When poet Jessica Traynor and actor Stephen Rea created Correspondences, giving voice to the experiences of people living in Direct Provision centres, not only did we review it, but we ran a feature about the making of it.

This week, to mark Australia Day, we published a significant essay by Felicity Plunkett on Australia's First Nations poets, reflecting the burgeoning success of Indigenous writers there and, incidentally, our commitment to diversity. As it is a feature, not a review, however, it would not have registered in the MEAS report. Likewise, Ian Duhig's interview with Sinéad Morrissey from 2017, to mark her winning of the Forward Prize. Or this news feature marking Raymond Antrobuswinning the Rathbones Folio Prize. Or this feature devoted to Rachael Hegarty's collection of poems addressing the Dublin bombings in 1974, May Day 1974, published by Salmon Poetry.

Or consider these three surveys of Irish poets' favourite love poems to mark St Valentine's Day: 'Take your clothes off': Poets reveal their favourite love poems; Love poems: 'For one night only naked in your arms' – 14 poets pick their favourites; and Valentine's Day: Impress them with these love poems. Of the 46 poets invited to contribute, 25 are women.

In the years covered in this report, we have also greatly expanded our coverage of poetry online, broadening and deepening our engagement. None of this is considered worthy of note. Take, as a random sample, this 2015 essay by Doireann Ní Ghriofa on the inspiration for her collection, Clasp; this 2016 feature by Mary O'Malley on her collection, Playing the Octopus (Carcanet); this 2017 article by poet and critic Martina Evans on love poetry and love stories; this 2018 interview with Sydney-based poet Anne Casey; and this 2019 article by Jenny Farrell about The Children of the Nation: An Anthology of Working People's Poetry from Contemporary Ireland, which she edited.

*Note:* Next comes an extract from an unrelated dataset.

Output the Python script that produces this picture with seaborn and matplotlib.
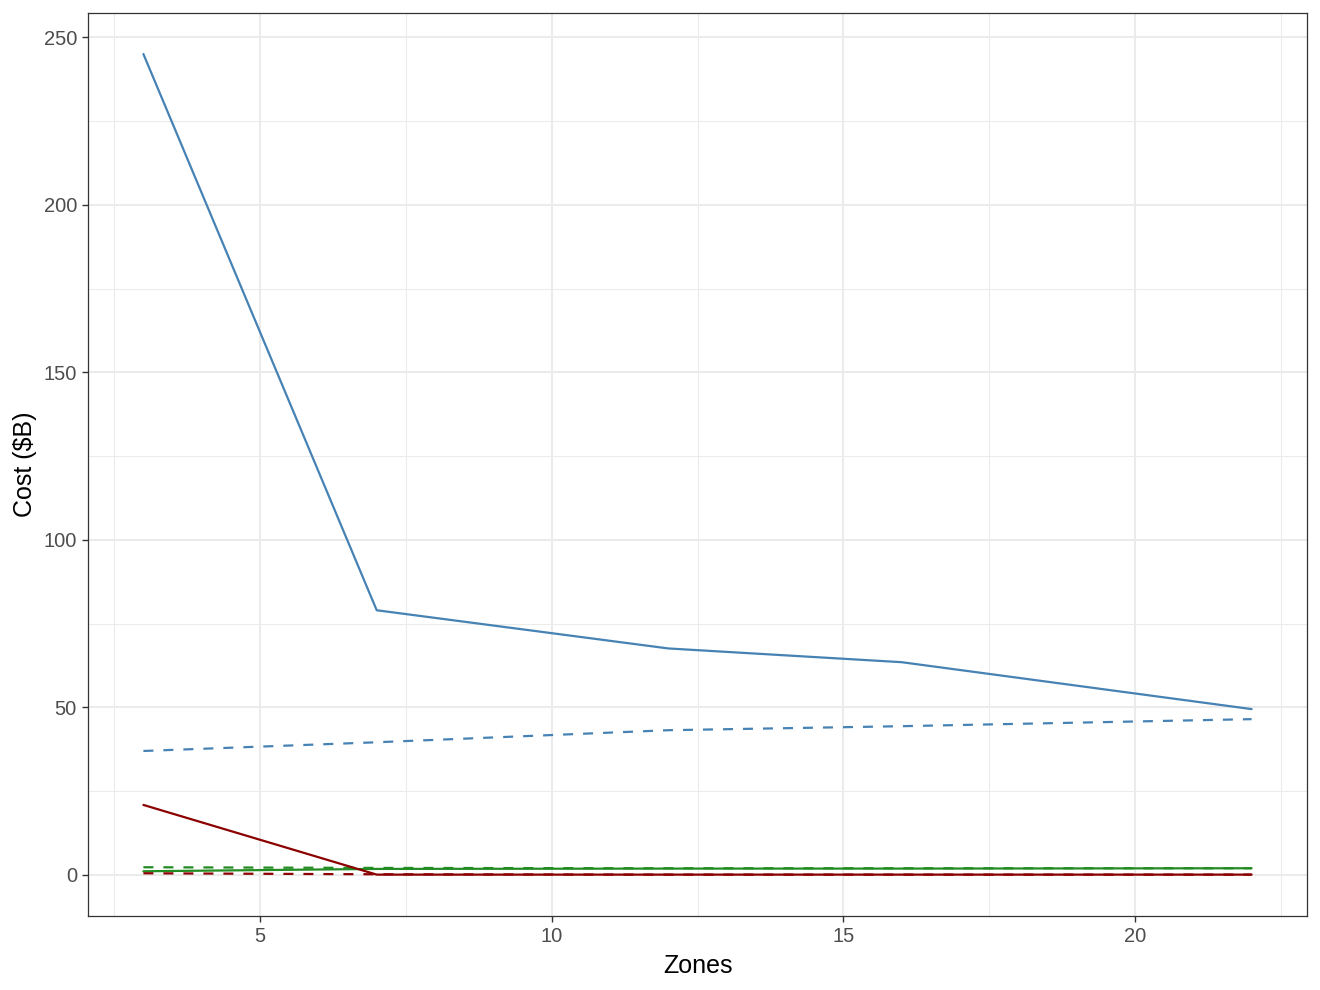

WH Auden may not have foreseen this report’s particular use of statistics when he wrote his commencement address for graduating Harvard students, Under Which Lyre, a poem which poked fun at quantity-measuring approaches to art, and life: “Thou shalt not sit / With statisticians nor commit / A social science”. However, he – and most readers of poetry – would understand the problem of reading poetry from a populist, levelling perspective, which sets aside national and international reputation and achievement, and dismisses the painstaking discussion about quality and value, alongside the obvious editorial concern with representation, which inform our critics’ choices.

The report never acknowledges the absolute bedrock of literary criticism, which is selection on merit. Nor does it acknowledge that The Irish Times is a commercial organisation that has to have one eye on popular interest and appeal. It goes so far as to question how often we have reviewed Paul Muldoon, for example. It may as well have questioned why Seamus Heaney gets so much attention. It also questions the disproportionate amount of reviews of Gallery Press titles to the detriment of what they describe in Stakhanovite terms as “highly productive presses”. The answer is simple: because Gallery publishes many of our finest poets, such as Eiléan Ní Chuilleanáin; Nuala Ní Dhomhnaill; Medbh McGuckian; Vona Groarke; Derek Mahon; Ciaran Carson; and Muldoon.

The Irish Times takes pride in our commitment to poetry, which is reflected not only in our reviews but in features and interviews too; in the original poem we publish each week; the poems we publish each month as part of our New Irish Writing; and the annual 'Irish Times' Poetry Now award, presented as part of Mountains to Sea dlr book festival. We welcome all feedback; we do not claim to be perfect; but we do not recognise how we have been portrayed in this report. Of all the national newspapers in Ireland, The Irish Times is the only one to devote the considerable resources and attention required to cover poetry well. To have been singled out in this report is, I suppose, a backhanded compliment. Since it is the only one that it pays us, I suppose we shall have to take it.